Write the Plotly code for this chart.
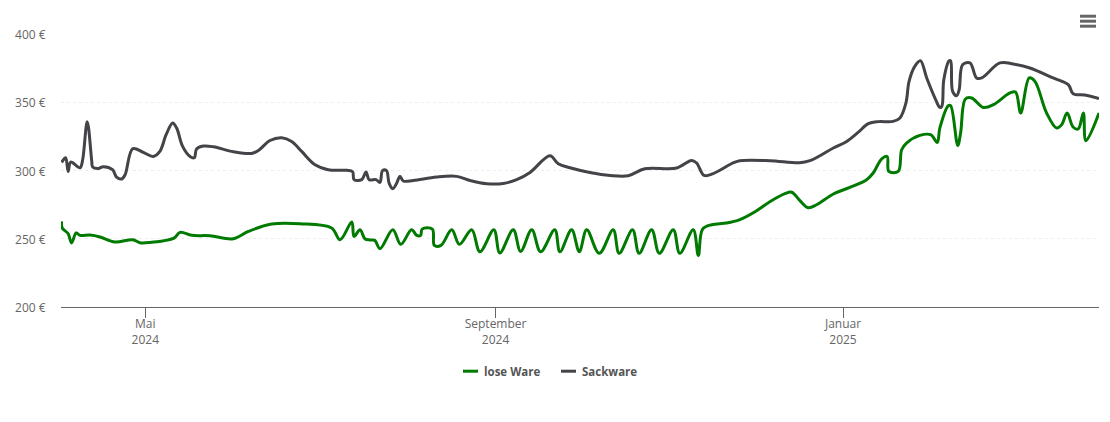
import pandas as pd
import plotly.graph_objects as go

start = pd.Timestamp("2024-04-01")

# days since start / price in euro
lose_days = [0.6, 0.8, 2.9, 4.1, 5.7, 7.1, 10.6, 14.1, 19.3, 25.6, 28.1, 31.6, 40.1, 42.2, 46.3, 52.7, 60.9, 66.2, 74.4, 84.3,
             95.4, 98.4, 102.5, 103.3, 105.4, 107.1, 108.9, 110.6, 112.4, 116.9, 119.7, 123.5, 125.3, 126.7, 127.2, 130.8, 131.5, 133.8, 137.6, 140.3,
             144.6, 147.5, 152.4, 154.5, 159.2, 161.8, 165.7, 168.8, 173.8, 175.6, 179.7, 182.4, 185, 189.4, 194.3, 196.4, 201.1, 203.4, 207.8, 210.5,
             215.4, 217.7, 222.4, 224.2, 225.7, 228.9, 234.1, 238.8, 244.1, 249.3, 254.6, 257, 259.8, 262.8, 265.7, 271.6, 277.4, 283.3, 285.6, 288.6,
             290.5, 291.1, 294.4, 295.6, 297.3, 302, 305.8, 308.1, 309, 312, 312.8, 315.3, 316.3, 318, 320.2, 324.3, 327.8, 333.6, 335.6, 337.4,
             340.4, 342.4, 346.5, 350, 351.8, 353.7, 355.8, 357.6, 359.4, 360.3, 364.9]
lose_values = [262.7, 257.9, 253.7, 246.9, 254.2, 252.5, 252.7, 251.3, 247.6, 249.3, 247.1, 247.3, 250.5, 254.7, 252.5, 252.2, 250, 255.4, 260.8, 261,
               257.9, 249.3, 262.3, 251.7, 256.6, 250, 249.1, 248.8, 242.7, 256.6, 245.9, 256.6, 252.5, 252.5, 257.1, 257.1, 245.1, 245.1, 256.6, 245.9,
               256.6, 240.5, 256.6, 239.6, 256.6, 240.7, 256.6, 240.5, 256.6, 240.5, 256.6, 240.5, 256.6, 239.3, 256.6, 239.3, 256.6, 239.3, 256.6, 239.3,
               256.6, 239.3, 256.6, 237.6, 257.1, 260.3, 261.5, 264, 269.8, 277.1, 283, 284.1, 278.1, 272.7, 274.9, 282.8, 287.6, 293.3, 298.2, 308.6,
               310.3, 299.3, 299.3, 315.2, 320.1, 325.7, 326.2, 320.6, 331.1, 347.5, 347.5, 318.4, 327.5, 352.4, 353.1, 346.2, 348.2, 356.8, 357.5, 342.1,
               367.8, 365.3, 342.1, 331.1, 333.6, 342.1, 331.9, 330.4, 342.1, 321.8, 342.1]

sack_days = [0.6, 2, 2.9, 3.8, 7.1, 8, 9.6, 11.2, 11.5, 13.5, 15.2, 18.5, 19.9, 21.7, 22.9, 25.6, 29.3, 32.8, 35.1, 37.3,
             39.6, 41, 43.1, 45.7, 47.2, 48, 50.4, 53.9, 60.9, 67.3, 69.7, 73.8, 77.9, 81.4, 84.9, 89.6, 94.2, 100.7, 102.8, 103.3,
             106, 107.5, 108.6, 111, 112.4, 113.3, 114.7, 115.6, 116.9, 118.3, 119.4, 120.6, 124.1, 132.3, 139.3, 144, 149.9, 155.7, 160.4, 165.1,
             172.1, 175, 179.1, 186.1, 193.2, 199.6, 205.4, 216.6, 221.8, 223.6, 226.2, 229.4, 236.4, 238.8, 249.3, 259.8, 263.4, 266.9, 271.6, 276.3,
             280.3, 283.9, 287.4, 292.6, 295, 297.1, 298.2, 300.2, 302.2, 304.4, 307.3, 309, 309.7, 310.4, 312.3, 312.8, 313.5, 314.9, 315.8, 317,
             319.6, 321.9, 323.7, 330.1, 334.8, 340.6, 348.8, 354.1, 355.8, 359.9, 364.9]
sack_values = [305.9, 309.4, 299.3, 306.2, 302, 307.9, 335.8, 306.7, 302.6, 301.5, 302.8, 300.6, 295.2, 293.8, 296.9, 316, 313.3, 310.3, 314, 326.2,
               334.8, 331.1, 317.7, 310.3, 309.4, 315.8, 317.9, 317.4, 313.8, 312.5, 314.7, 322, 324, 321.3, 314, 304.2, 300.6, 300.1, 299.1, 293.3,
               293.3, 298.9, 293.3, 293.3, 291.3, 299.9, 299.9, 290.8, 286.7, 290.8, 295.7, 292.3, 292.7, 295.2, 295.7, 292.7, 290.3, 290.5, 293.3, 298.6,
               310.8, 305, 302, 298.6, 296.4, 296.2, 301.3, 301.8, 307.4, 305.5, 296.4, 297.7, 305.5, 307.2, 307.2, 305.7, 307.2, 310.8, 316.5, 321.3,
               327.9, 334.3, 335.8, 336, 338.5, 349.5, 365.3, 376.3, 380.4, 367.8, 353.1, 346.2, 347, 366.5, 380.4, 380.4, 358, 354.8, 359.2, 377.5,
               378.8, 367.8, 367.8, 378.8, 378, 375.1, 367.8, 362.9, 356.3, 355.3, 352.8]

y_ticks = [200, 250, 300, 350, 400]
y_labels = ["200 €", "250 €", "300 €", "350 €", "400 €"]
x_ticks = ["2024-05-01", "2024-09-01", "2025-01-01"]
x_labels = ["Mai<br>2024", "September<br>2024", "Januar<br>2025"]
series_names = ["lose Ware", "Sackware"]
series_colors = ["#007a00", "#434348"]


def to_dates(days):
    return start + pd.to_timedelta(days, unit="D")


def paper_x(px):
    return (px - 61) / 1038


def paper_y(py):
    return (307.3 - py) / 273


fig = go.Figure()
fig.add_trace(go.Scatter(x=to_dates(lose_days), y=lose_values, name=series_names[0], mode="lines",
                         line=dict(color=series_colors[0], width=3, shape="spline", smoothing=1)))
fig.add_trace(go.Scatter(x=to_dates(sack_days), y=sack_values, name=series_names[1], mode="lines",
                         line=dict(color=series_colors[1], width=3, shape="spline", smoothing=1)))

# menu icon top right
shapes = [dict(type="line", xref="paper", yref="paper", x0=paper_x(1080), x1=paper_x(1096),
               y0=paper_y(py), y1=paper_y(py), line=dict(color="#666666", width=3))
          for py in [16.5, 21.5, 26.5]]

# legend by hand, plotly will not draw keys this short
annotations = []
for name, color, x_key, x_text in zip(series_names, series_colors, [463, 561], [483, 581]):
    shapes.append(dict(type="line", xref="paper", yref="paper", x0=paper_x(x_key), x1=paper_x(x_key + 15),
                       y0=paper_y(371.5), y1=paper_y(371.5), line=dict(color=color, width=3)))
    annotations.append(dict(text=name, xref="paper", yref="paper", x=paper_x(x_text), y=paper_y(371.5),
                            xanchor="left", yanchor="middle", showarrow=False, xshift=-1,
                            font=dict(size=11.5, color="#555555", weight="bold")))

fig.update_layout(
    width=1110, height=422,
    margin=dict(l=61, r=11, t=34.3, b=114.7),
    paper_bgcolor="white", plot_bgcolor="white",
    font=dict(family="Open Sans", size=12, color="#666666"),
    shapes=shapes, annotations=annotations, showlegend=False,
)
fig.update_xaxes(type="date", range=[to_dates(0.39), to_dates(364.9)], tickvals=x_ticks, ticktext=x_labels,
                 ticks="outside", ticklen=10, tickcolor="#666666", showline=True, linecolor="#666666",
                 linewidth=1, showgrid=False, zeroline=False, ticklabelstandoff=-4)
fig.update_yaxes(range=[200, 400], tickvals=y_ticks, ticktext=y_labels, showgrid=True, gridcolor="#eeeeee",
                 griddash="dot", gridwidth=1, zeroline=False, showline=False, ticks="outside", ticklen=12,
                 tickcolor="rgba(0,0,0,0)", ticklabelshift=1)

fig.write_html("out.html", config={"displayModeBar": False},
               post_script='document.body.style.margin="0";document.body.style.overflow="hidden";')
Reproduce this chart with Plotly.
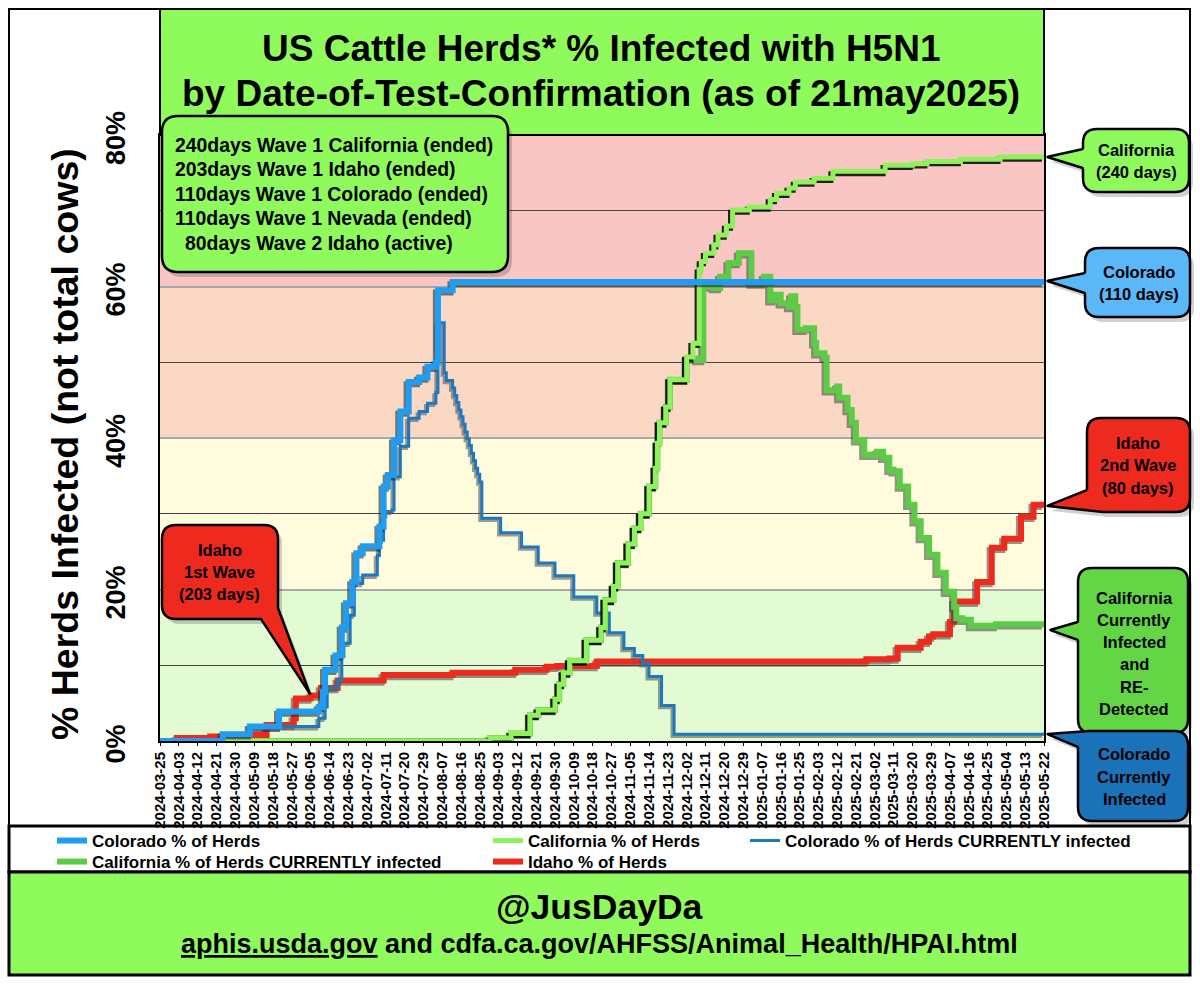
________________
**WHAT YOU WILL DO**
Using the listing above, say how many of its lines contain the string "this", giving nothing but the figure.

**SOLUTION**
3